When polarization of the public becomes the goal of editorial writers they fail in the premise of their craft. At best the premise should be that they are seeking wisdom for the purpose of attaining enlightenment of some kind. Becoming a propagandist is easy in polarized times, I have a hard time resisting that and certainly sometimes fail in my own writing. However, if the editorial writers who focus on making their polarized point over distilling their knowledge into wisdom ever succeed in finding wisdom it is by accident. That is evident particularly in the case of those who never look behind the curtain of their own prejudices for the small man or woman hiding there. God bless you all and keep you safe in your search for wisdom, it is always elusive, but never prejudiced.

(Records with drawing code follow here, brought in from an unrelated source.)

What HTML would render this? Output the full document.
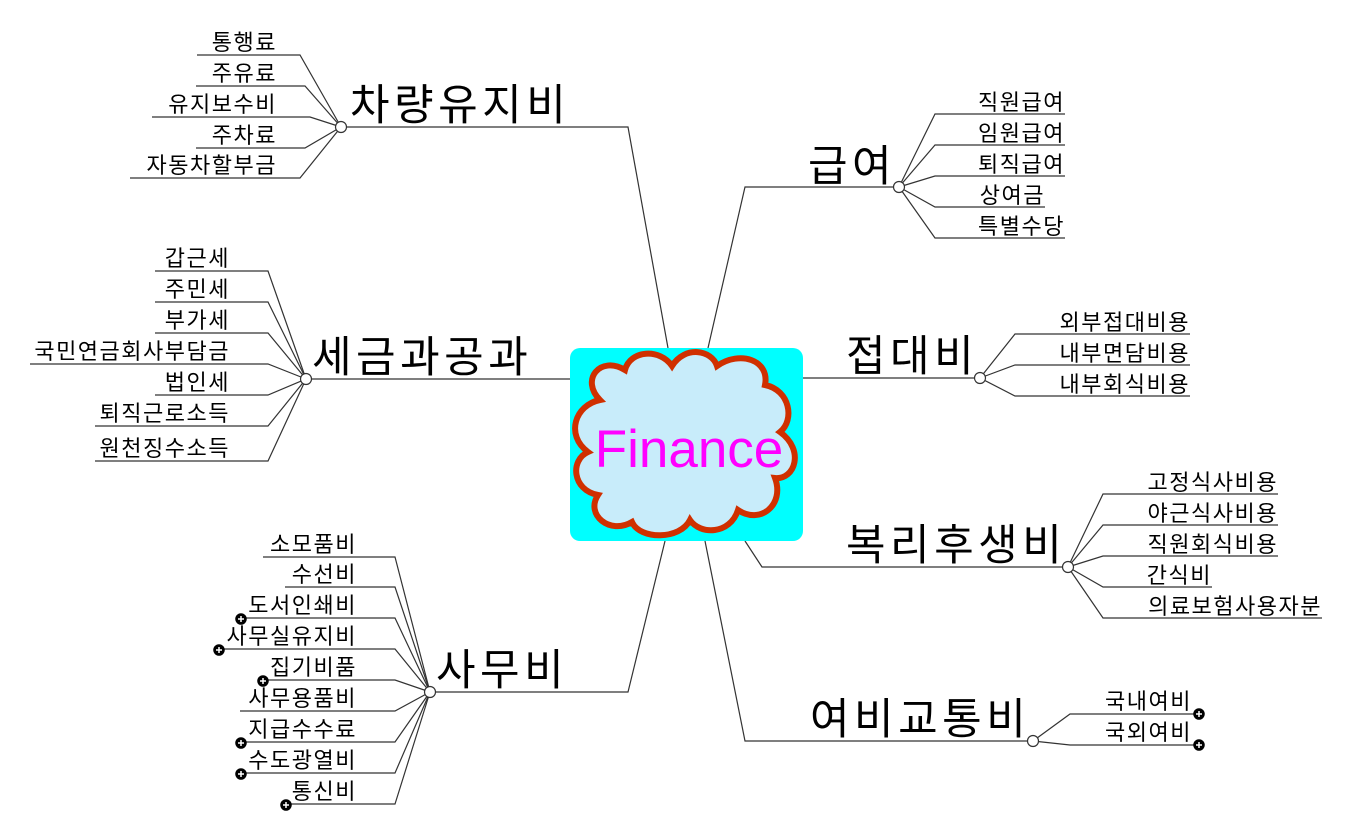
<!DOCTYPE html>
<html><head><meta charset="utf-8"><style>
html,body{margin:0;padding:0;background:#fff;}
svg{display:block;}
text{font-family:"Liberation Sans","Noto Sans CJK KR","NanumGothic",sans-serif;fill:#000;}
.l{font-size:22px;letter-spacing:1.5px;}
.m{font-size:43px;letter-spacing:4.5px;}
</style></head><body>
<svg width="1365" height="834" viewBox="0 0 1365 834" xmlns="http://www.w3.org/2000/svg">
<g stroke="#333" stroke-width="1.2" fill="none">
<polyline points="341,127 628,127 668,348"/>
<polyline points="306,379 570,379"/>
<polyline points="430,692 628,692 665,541"/>
<polyline points="899,187 745,187 708,348"/>
<polyline points="803,378 980,378"/>
<polyline points="745,541 762,567 1068,567"/>
<polyline points="705,541 745,741 1033,741"/>
<polyline points="197,55 300,55 341,127"/>
<polyline points="196,86 305,86 341,127"/>
<polyline points="152,117 310,117 341,127"/>
<polyline points="196,148 305,148 341,127"/>
<polyline points="130,178 300,178 341,127"/>
<polyline points="155,271 268,271 306,379"/>
<polyline points="155,302 268,302 306,379"/>
<polyline points="155,333 268,333 306,379"/>
<polyline points="30,364 268,364 306,379"/>
<polyline points="155,395 268,395 306,379"/>
<polyline points="95,426 268,426 306,379"/>
<polyline points="95,461 268,461 306,379"/>
<polyline points="263,557 395,557 430,692"/>
<polyline points="285,587 395,587 430,692"/>
<polyline points="240,618 395,618 430,692"/>
<polyline points="218,649 395,649 430,692"/>
<polyline points="262,680 395,680 430,692"/>
<polyline points="240,711 395,711 430,692"/>
<polyline points="240,742 395,742 430,692"/>
<polyline points="240,773 395,773 430,692"/>
<polyline points="285,804 395,804 430,692"/>
<polyline points="899,187 935,114 1065,114"/>
<polyline points="899,187 935,145 1065,145"/>
<polyline points="899,187 935,176 1065,176"/>
<polyline points="899,187 935,207 1045,207"/>
<polyline points="899,187 935,238 1065,238"/>
<polyline points="980,378 1015,334 1190,334"/>
<polyline points="980,378 1015,365 1190,365"/>
<polyline points="980,378 1015,396 1190,396"/>
<polyline points="1068,567 1103,494 1278,494"/>
<polyline points="1068,567 1103,525 1278,525"/>
<polyline points="1068,567 1103,556 1278,556"/>
<polyline points="1068,567 1103,587 1212,587"/>
<polyline points="1068,567 1103,618 1322,618"/>
<polyline points="1033,741 1070,714 1198,714"/>
<polyline points="1033,741 1070,745 1198,745"/>
</g>
<g fill="#fff" stroke="#333" stroke-width="1.2">
<circle cx="341" cy="127" r="5.5"/>
<circle cx="306" cy="379" r="5.5"/>
<circle cx="430" cy="692" r="5.5"/>
<circle cx="899" cy="187" r="5.5"/>
<circle cx="980" cy="378" r="5.5"/>
<circle cx="1068" cy="567" r="5.5"/>
<circle cx="1033" cy="741" r="5.5"/>
</g>
<g stroke="#000" stroke-width="1.5">
<g transform="translate(241,619)"><circle r="5" fill="#000"/><path d="M-3,0H3M0,-3V3" stroke="#fff"/></g>
<g transform="translate(219,650)"><circle r="5" fill="#000"/><path d="M-3,0H3M0,-3V3" stroke="#fff"/></g>
<g transform="translate(263,681)"><circle r="5" fill="#000"/><path d="M-3,0H3M0,-3V3" stroke="#fff"/></g>
<g transform="translate(241,743)"><circle r="5" fill="#000"/><path d="M-3,0H3M0,-3V3" stroke="#fff"/></g>
<g transform="translate(241,774)"><circle r="5" fill="#000"/><path d="M-3,0H3M0,-3V3" stroke="#fff"/></g>
<g transform="translate(286,805)"><circle r="5" fill="#000"/><path d="M-3,0H3M0,-3V3" stroke="#fff"/></g>
<g transform="translate(1199,714)"><circle r="5" fill="#000"/><path d="M-3,0H3M0,-3V3" stroke="#fff"/></g>
<g transform="translate(1199,745)"><circle r="5" fill="#000"/><path d="M-3,0H3M0,-3V3" stroke="#fff"/></g>
</g>
<rect x="570" y="348" width="233" height="193" rx="10" fill="#00ffff"/>
<path d="M600,400 C580,380 600,355 625,370 C630,350 660,348 672,366 C685,345 712,350 717,366 C740,350 770,360 765,385 C790,390 795,420 780,432 C805,450 795,480 775,478 C785,505 760,525 738,510 C730,535 700,535 690,520 C680,540 640,540 632,522 C610,535 585,515 598,495 C572,490 570,460 588,452 C565,435 575,405 600,400 Z" fill="#c8ecfa" stroke="#d03000" stroke-width="6"/>
<text x="689" y="467" text-anchor="middle" style="font-size:53px;fill:#ff00ff">Finance</text>
<text class="m" x="350" y="120">차량유지비</text>
<text class="m" x="312" y="372">세금과공과</text>
<text class="m" x="436" y="685">사무비</text>
<text class="m" x="808" y="181">급여</text>
<text class="m" x="846" y="371">접대비</text>
<text class="m" x="846" y="560">복리후생비</text>
<text class="m" x="810" y="734">여비교통비</text>
<g class="l" text-anchor="end">
<text x="277" y="50">통행료</text>
<text x="277" y="81">주유료</text>
<text x="277" y="112">유지보수비</text>
<text x="277" y="143">주차료</text>
<text x="277" y="173">자동차할부금</text>
<text x="230" y="266">갑근세</text>
<text x="230" y="297">주민세</text>
<text x="230" y="328">부가세</text>
<text x="230" y="359">국민연금회사부담금</text>
<text x="230" y="390">법인세</text>
<text x="230" y="421">퇴직근로소득</text>
<text x="230" y="456">원천징수소득</text>
<text x="357" y="552">소모품비</text>
<text x="357" y="582">수선비</text>
<text x="357" y="613">도서인쇄비</text>
<text x="357" y="644">사무실유지비</text>
<text x="357" y="675">집기비품</text>
<text x="357" y="706">사무용품비</text>
<text x="357" y="737">지급수수료</text>
<text x="357" y="768">수도광열비</text>
<text x="357" y="799">통신비</text>
<text x="1065" y="110">직원급여</text>
<text x="1065" y="141">임원급여</text>
<text x="1065" y="172">퇴직급여</text>
<text x="1045" y="203">상여금</text>
<text x="1065" y="234">특별수당</text>
<text x="1190" y="330">외부접대비용</text>
<text x="1190" y="361">내부면담비용</text>
<text x="1190" y="392">내부회식비용</text>
<text x="1278" y="490">고정식사비용</text>
<text x="1278" y="521">야근식사비용</text>
<text x="1278" y="552">직원회식비용</text>
<text x="1212" y="583">간식비</text>
<text x="1322" y="614">의료보험사용자분</text>
<text x="1192" y="709">국내여비</text>
<text x="1192" y="740">국외여비</text>
</g>
</svg>
</body></html>
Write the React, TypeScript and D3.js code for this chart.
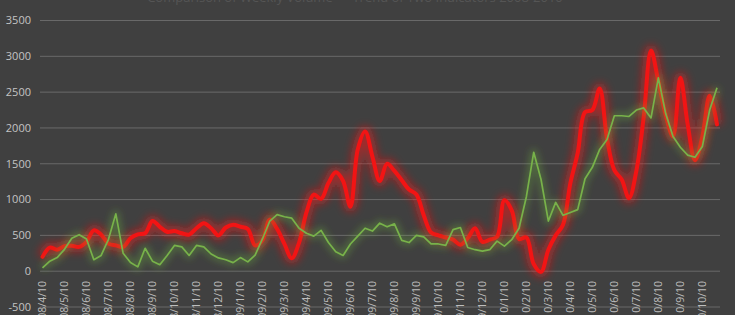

Henri, we live in a fast food, fast car wash, fast through banking lane, society. So, it is no surprise to me that millions upon millions of citizens want fast view news. Don’t make me think or draw conclusions that make me prone to error or debate. Give me the news that I can take and spout and defend on the basis that “he/she” said so, so it must be true because that is what I think too.
Too, we live in an age of spin masters, and they are professional seducers of public intellect. The power of the word, has never been more powerful than today, and the words themselves have never been so elastic.
That’s my opinion anyway. That is why I hold WatchBlog in such high regard. It invites those who seek defense of their own positions to at least peripherally view other positions and opinions. As the old addage goes, you can lead a horse to water…
Posted by: David R. Remer at January 26, 2004 10:01 PM
Brooks is the token conservative on the NYT opinion page. Drawing conclusions about ‘The NYT’ soley from him ignores the actual focus of the paper. But even if it did not, a liberal press could still dislike occasional liberal personalities, couldn’t they?
Posted by: Sebastian Holsclaw at January 27, 2004 07:34 PMFirst, Brooks is a columnist, and columnists aren’t held to the same standard because their work is largely commentary. Second, people don’t necessarily prefer fast food news to in-depth, informative news. Sixty minutes is still the most highly rated news show, and the highest rated show CBS has that doesn’t contain the letters CSI. I for one appreciate tuning into a news program where I actually come out of it knowing more than I did before.
Prevalent media theory has put forward the idea that TV news is at it’s best and most watchable when it’s bringing live events and disasters to viewer’s awareness, but they neglect the cinematic power that a good documentary or news segment can have, the emotional impact a well composed story can have as opposed to a raw footage news event.
Infotainment, as a matter of fact, can be as lacking in entertainment as it is in information. Relevance and public affairs orientations can be hugely compelling if people are just willing to put forward the work.
Posted by: Stephen Daugherty at January 28, 2004 11:26 AMOne more thing.
I think it’s highly counter-productive to talk about the trends in television news as if they are the inevitable result of a shift in public tastes. For one thing, there is nothing inevitable of about viewer tastes. For another thing there is nothing determinate about the relationship between the audience and program content. an infotainment style might just get the ratings it does because the audience lacks awareness or access to the alternatives.
If we internalize an elitist bias against the audience itself, then we only have ourselves to blame when we fail to sell more sophisticate material to them and the networks that work the opposite end of that same assumption.
Posted by: Stephen Daugherty at January 28, 2004 11:36 AMHenri, I was impressed with your comment about those in the media who do not “look behind their curtain of prejudices”. Is it blindness? Could it really be that the media is actually becoming a propaganda medium for those who would steal our democracy and the freedoms of the next generation? I am convinced that conventional news media are deliberately distorting the news to sway people to the right and to support this bewildering course of events promoted by the Neo-cons in the Bush administration. But do you think they ever look inward? Do you think they ever ask themselves what their responsibilities are regarding their charge to protect the publilc by writing and reporting the truth? By reporting the wrongdoings of government? It is shameful and, at the same time, self-defeating.
As those in the media support these privileged robber barons in their effort to steal our democracy, don’t they wonder if their children will also lose their freedom if they are successful in the present? As some one who works in a field where self-examination is paramont (psychology), I fail to understand the lack of foresight and the lack of insight people like Brooks display when they distort the truth for the benefit of promoting the right with their motives to destroy our democracy. If we lose our multi-party system of government, we will lose our freedom in the future, and the best system of government (given its flaws) ever produced by the human race will go down the tubes and we will certainly resort to autocracies. Is that what the right wing editors, writers, and commentators want for their children? It beats the hell out of me.